Olfa Hammouni is the mother at the centre of this Tunisian story.  She is basically a solo mother as her husband did little more than provide her with four daughters.  At one point after the 2011 revolution, her eldest two become Islamic fanatics and end up leaving the country for Libya where Ghofrane marries the leader of an IS cell. Later they are caught when the US bombs the cell’s headquarters and are imprisoned.  Ghofrane has a daughter by now and she and her sister Rahma bring her up while serving their 16 year sentences.

Meanwhile Olfa blames Tunisian authorities for not doing enough to keep the young women in Tunisia or for not repatriating them.  In a way, this documentary is a means of telling her story and continuing the pressure on the government.

Director Kaouther Ben Hania goes for an unusual approach.  She tells the story using two actresses to stand in for the absent daughters and recreates scenes using them, the two younger sisters who remain and the mother.  However, she also brings in a substitute for the mother (for the difficult scenes) in the form of famous Tunisian actress Hind Sabri.  One actor, Majd Mastoura, a top local star plays all the men: the husband, Wissem, a lover Olfa takes after her divorce, and a policeman Olfa sees for help in keeping her daughters in the country.  The real Olfa and Eya and Tayssir fill the actors in on details of how to play scenes and what happened in the family.  

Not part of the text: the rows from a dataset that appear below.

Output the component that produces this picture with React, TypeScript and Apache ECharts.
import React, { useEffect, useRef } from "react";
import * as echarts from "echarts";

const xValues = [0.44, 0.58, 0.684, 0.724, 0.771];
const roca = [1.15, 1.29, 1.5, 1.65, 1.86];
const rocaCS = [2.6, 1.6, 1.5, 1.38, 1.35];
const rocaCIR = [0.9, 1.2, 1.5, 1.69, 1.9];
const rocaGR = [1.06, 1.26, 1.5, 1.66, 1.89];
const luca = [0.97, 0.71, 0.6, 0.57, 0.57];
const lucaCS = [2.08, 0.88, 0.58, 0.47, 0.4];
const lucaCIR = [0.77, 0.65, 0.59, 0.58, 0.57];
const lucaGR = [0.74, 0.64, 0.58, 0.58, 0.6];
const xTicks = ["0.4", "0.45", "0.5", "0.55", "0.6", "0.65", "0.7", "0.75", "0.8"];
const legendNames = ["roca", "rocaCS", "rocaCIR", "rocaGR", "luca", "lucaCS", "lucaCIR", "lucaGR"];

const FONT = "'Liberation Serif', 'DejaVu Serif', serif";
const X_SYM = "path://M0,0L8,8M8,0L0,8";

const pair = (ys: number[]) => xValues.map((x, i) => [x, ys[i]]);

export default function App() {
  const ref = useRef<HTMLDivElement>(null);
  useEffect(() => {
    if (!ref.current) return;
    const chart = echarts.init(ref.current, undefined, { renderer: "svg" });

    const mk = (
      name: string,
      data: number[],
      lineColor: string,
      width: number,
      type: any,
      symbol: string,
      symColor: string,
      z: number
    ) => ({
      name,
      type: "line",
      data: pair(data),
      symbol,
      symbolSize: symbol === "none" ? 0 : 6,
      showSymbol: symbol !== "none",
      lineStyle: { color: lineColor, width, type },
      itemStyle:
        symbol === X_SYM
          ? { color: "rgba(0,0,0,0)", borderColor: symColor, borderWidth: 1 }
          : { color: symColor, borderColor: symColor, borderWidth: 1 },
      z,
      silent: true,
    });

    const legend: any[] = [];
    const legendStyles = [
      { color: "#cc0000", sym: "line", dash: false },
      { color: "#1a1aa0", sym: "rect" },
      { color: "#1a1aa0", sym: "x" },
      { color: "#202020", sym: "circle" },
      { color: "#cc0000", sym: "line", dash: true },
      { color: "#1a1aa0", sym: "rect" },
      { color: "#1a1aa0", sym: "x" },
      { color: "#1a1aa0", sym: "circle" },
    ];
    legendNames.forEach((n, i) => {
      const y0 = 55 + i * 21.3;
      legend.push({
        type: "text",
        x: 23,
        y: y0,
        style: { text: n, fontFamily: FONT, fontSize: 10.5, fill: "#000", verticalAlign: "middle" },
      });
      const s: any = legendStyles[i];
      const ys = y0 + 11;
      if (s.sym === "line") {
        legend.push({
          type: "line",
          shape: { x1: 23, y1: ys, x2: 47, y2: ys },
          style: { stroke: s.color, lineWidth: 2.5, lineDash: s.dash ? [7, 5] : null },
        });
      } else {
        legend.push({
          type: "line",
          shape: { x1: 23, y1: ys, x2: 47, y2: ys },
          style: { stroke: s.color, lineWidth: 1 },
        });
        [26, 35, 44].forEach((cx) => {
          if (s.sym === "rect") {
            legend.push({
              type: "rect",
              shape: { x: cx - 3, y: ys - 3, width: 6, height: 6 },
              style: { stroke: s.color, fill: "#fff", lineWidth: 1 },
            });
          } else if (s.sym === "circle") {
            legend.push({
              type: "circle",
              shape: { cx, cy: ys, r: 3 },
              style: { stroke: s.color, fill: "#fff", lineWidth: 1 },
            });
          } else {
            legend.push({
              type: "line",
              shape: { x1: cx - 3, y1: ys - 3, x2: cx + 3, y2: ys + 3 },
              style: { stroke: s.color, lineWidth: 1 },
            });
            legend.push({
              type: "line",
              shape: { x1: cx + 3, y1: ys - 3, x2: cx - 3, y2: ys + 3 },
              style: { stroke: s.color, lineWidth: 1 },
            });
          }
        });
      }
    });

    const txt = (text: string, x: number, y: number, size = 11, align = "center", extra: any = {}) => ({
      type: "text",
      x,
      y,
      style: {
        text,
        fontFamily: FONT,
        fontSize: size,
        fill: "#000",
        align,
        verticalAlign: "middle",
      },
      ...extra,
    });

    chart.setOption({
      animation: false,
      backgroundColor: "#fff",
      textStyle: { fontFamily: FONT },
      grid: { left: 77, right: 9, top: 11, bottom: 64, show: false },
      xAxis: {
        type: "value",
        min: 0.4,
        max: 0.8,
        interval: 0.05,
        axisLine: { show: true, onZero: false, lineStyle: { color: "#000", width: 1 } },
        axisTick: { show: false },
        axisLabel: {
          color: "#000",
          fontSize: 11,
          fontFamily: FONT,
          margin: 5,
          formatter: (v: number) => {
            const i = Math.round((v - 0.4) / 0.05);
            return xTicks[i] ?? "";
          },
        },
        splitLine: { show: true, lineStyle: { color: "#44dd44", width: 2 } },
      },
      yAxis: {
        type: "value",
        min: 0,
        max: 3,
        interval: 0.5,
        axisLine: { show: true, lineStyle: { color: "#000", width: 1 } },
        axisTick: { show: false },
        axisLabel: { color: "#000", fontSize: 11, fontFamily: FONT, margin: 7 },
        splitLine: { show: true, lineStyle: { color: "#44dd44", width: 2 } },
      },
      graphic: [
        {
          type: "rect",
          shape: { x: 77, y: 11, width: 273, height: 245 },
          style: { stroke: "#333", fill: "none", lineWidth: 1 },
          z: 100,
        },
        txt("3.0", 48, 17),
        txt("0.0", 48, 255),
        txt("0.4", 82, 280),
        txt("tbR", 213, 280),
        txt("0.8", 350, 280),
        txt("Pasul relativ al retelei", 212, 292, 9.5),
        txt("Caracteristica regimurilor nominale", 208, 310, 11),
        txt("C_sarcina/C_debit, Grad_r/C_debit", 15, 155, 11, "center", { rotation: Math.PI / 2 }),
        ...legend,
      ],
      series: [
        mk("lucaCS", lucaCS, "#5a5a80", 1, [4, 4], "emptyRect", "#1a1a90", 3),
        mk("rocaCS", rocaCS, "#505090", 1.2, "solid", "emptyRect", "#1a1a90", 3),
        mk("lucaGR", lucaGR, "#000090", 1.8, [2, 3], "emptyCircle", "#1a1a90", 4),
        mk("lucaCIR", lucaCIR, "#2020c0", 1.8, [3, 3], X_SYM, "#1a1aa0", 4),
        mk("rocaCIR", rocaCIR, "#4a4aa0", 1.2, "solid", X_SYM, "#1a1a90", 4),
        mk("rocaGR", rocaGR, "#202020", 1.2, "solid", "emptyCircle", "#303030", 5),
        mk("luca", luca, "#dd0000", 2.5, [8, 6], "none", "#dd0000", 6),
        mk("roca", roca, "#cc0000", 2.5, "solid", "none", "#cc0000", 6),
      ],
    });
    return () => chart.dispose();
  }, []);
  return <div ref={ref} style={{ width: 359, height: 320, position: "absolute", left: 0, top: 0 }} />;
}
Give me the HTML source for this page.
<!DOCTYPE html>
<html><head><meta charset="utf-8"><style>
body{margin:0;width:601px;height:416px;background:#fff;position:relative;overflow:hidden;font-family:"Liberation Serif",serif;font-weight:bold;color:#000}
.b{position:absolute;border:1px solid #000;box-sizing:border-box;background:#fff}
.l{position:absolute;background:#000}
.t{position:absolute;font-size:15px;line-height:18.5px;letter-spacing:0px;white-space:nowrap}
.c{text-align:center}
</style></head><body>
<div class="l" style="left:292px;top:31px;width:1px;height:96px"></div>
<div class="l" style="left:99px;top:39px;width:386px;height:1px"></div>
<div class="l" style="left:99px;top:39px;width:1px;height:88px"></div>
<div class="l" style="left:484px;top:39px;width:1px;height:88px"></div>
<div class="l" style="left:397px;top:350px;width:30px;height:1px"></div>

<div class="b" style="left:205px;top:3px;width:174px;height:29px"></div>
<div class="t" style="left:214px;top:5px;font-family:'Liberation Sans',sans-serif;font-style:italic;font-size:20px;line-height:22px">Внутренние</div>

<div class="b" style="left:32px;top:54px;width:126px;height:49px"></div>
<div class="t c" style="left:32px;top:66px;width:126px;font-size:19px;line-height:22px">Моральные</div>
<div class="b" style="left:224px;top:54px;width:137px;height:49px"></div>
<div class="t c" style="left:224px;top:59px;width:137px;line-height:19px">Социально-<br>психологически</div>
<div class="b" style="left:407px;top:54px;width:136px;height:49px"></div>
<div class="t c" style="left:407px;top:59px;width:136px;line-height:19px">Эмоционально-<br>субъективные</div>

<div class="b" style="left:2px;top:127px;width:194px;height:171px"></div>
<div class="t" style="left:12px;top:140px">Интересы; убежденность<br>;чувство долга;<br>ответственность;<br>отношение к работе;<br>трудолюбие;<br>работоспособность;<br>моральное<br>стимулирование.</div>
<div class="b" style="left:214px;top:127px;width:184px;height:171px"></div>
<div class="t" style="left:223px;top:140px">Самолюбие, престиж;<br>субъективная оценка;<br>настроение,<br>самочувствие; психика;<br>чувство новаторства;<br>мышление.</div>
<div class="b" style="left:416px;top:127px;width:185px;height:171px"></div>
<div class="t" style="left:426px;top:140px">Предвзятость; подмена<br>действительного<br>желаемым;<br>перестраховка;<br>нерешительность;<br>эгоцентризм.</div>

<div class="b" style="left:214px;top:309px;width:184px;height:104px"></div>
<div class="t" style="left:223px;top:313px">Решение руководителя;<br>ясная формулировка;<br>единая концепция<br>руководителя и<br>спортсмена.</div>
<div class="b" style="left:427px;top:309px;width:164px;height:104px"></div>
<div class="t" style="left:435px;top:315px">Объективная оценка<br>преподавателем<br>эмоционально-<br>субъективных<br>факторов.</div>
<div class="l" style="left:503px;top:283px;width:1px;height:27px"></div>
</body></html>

It makes for quite compelling viewing almost like a prolonged therapy session in which family secrets and social norms and times converge to create the circumstances that lead to the older girls leaving.  Why precisely they went to far as to join the Islamic State is never clearly established but there is little doubt that with a mother like Olfa, escape is understandable.  She is an amazing character.  At times she seems charming, hard-working and sympathetic but we also discover that she had some very hard beliefs and beat her daughters and that she did not do anything to stop Wissem, her lover, from taking advantage of the girls.  

Interestingly, the younger daughters seem reasonably balanced and admit that they have undergone a lot of therapy to deal with the past.  As Hind Sabri substitutes for mother in some scenes questions are asked that perhaps never surfaced before as to how much Olfa’s attitude contributed to the tragedy.  Apart from that, we see how societal changes influenced matters.  Tunisia was relatively secular in many issues prior to the Arab Spring revolution and ironically it shifted towards greater religious conservatism subsequently, much of which can be seen in the strengthening of religious explanations and superstitions over scientific logic.  One of the younger girls admits to having been brainwashed by what her older sister told her.

Although the reliability of the witnesses might not always be perfect, the documentary allows us to approach the mindset of a group that seldom get coverage in film: Arab women in a time and place where much change was occurring. A valuable and different piece of work.